§ Given information:
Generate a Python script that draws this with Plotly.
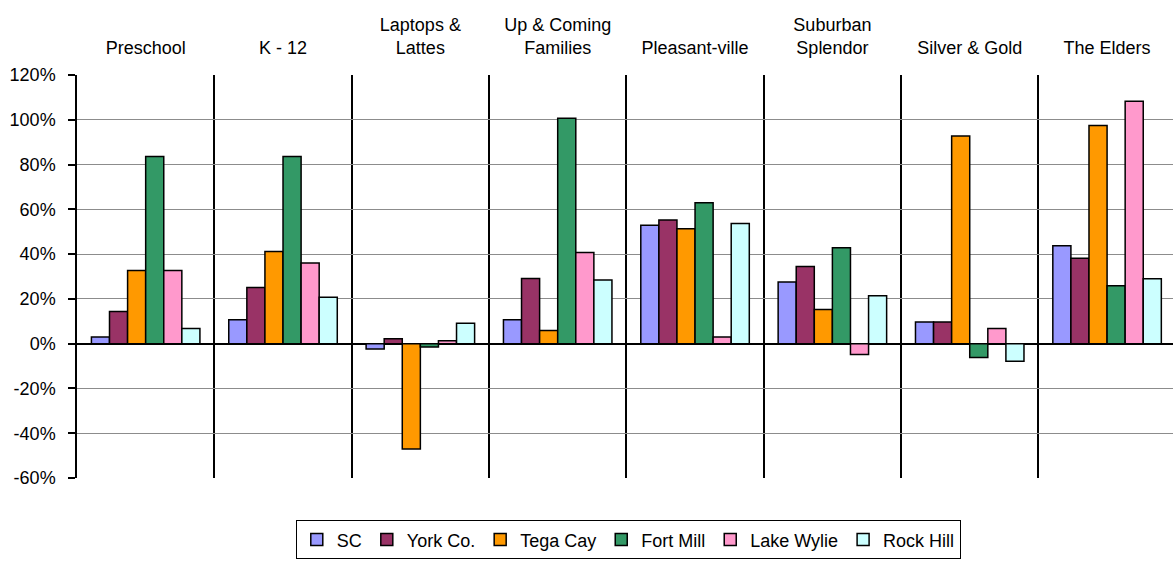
import plotly.graph_objects as go

# Segment categories (two-line labels use <br>)
segments = ["Preschool", "K - 12", "Laptops &<br>Lattes", "Up & Coming<br>Families",
            "Pleasant-ville", "Suburban<br>Splendor", "Silver & Gold", "The Elders"]

# Growth by area, percent
sc         = [3.0, 10.7, -2.4, 10.7, 52.9, 27.5, 9.7, 43.7]
york_co    = [14.4, 25.1, 2.2, 29.1, 55.2, 34.5, 9.7, 38.2]
tega_cay   = [32.7, 41.2, -47.0, 5.9, 51.3, 15.3, 92.8, 97.4]
fort_mill  = [83.6, 83.6, -1.5, 100.7, 62.9, 42.8, -6.2, 25.9]
lake_wylie = [32.7, 36.0, 1.3, 40.7, 3.0, -4.8, 6.8, 108.3]
rock_hill  = [6.8, 20.7, 9.1, 28.4, 53.7, 21.4, -7.9, 29.0]

series = [
    ("SC", sc, "#9999FF"),
    ("York Co.", york_co, "#993366"),
    ("Tega Cay", tega_cay, "#FF9900"),
    ("Fort Mill", fort_mill, "#339966"),
    ("Lake Wylie", lake_wylie, "#FF99CC"),
    ("Rock Hill", rock_hill, "#CCFFFF"),
]

y_ticks = [-60, -40, -20, 0, 20, 40, 60, 80, 100, 120]
y_ticktext = [f"{v}%" for v in y_ticks]

font_family = "Liberation Sans, Arial, sans-serif"
font_size = 18
positions = list(range(len(segments)))

fig = go.Figure()
for name, vals, color in series:
    fig.add_trace(go.Bar(
        x=positions, y=vals, name=name,
        marker=dict(color=color, line=dict(color="black", width=1.5)),
    ))

fig.update_layout(
    width=1173, height=567,
    margin=dict(l=77, r=0, t=75, b=89),
    paper_bgcolor="white", plot_bgcolor="white",
    barmode="group", bargap=0.21, bargroupgap=0,
    font=dict(family=font_family, size=font_size, color="black"),
    showlegend=True,
    legend=dict(
        orientation="h", x=0.503, xanchor="center", y=-0.105, yanchor="top",
        bordercolor="black", borderwidth=1, bgcolor="white",
        font=dict(size=font_size), itemwidth=30, traceorder="normal",
    ),
    xaxis=dict(
        range=[-0.5, 7.48], side="top",
        tickmode="array", tickvals=positions, ticktext=segments,
        showgrid=False, zeroline=False, showline=False, ticks="",
        tickfont=dict(size=font_size), ticklabelstandoff=16,
        minor=dict(tickmode="array", tickvals=[i - 0.5 for i in range(9)],
                   showgrid=True, gridcolor="black", gridwidth=1.5, ticks=""),
    ),
    yaxis=dict(
        range=[-60, 120], tickmode="array", tickvals=y_ticks, ticktext=y_ticktext,
        showgrid=True, gridcolor="#8c8c8c", gridwidth=1.2,
        zeroline=True, zerolinecolor="black", zerolinewidth=1.5,
        showline=True, linecolor="black", linewidth=1.5,
        ticks="outside", ticklen=7, tickcolor="black", tickwidth=1.5,
        tickfont=dict(size=font_size), ticklabelstandoff=9,
    ),
)

fig.write_html("out.html")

§ Work instructions:
Images should not appear in the copy; retype the listing above exactly.

§ Solution to this task:
Generate a Python script that draws this with Plotly.
import plotly.graph_objects as go

# Segment categories (two-line labels use <br>)
segments = ["Preschool", "K - 12", "Laptops &<br>Lattes", "Up & Coming<br>Families",
            "Pleasant-ville", "Suburban<br>Splendor", "Silver & Gold", "The Elders"]

# Growth by area, percent
sc         = [3.0, 10.7, -2.4, 10.7, 52.9, 27.5, 9.7, 43.7]
york_co    = [14.4, 25.1, 2.2, 29.1, 55.2, 34.5, 9.7, 38.2]
tega_cay   = [32.7, 41.2, -47.0, 5.9, 51.3, 15.3, 92.8, 97.4]
fort_mill  = [83.6, 83.6, -1.5, 100.7, 62.9, 42.8, -6.2, 25.9]
lake_wylie = [32.7, 36.0, 1.3, 40.7, 3.0, -4.8, 6.8, 108.3]
rock_hill  = [6.8, 20.7, 9.1, 28.4, 53.7, 21.4, -7.9, 29.0]

series = [
    ("SC", sc, "#9999FF"),
    ("York Co.", york_co, "#993366"),
    ("Tega Cay", tega_cay, "#FF9900"),
    ("Fort Mill", fort_mill, "#339966"),
    ("Lake Wylie", lake_wylie, "#FF99CC"),
    ("Rock Hill", rock_hill, "#CCFFFF"),
]

y_ticks = [-60, -40, -20, 0, 20, 40, 60, 80, 100, 120]
y_ticktext = [f"{v}%" for v in y_ticks]

font_family = "Liberation Sans, Arial, sans-serif"
font_size = 18
positions = list(range(len(segments)))

fig = go.Figure()
for name, vals, color in series:
    fig.add_trace(go.Bar(
        x=positions, y=vals, name=name,
        marker=dict(color=color, line=dict(color="black", width=1.5)),
    ))

fig.update_layout(
    width=1173, height=567,
    margin=dict(l=77, r=0, t=75, b=89),
    paper_bgcolor="white", plot_bgcolor="white",
    barmode="group", bargap=0.21, bargroupgap=0,
    font=dict(family=font_family, size=font_size, color="black"),
    showlegend=True,
    legend=dict(
        orientation="h", x=0.503, xanchor="center", y=-0.105, yanchor="top",
        bordercolor="black", borderwidth=1, bgcolor="white",
        font=dict(size=font_size), itemwidth=30, traceorder="normal",
    ),
    xaxis=dict(
        range=[-0.5, 7.48], side="top",
        tickmode="array", tickvals=positions, ticktext=segments,
        showgrid=False, zeroline=False, showline=False, ticks="",
        tickfont=dict(size=font_size), ticklabelstandoff=16,
        minor=dict(tickmode="array", tickvals=[i - 0.5 for i in range(9)],
                   showgrid=True, gridcolor="black", gridwidth=1.5, ticks=""),
    ),
    yaxis=dict(
        range=[-60, 120], tickmode="array", tickvals=y_ticks, ticktext=y_ticktext,
        showgrid=True, gridcolor="#8c8c8c", gridwidth=1.2,
        zeroline=True, zerolinecolor="black", zerolinewidth=1.5,
        showline=True, linecolor="black", linewidth=1.5,
        ticks="outside", ticklen=7, tickcolor="black", tickwidth=1.5,
        tickfont=dict(size=font_size), ticklabelstandoff=9,
    ),
)

fig.write_html("out.html")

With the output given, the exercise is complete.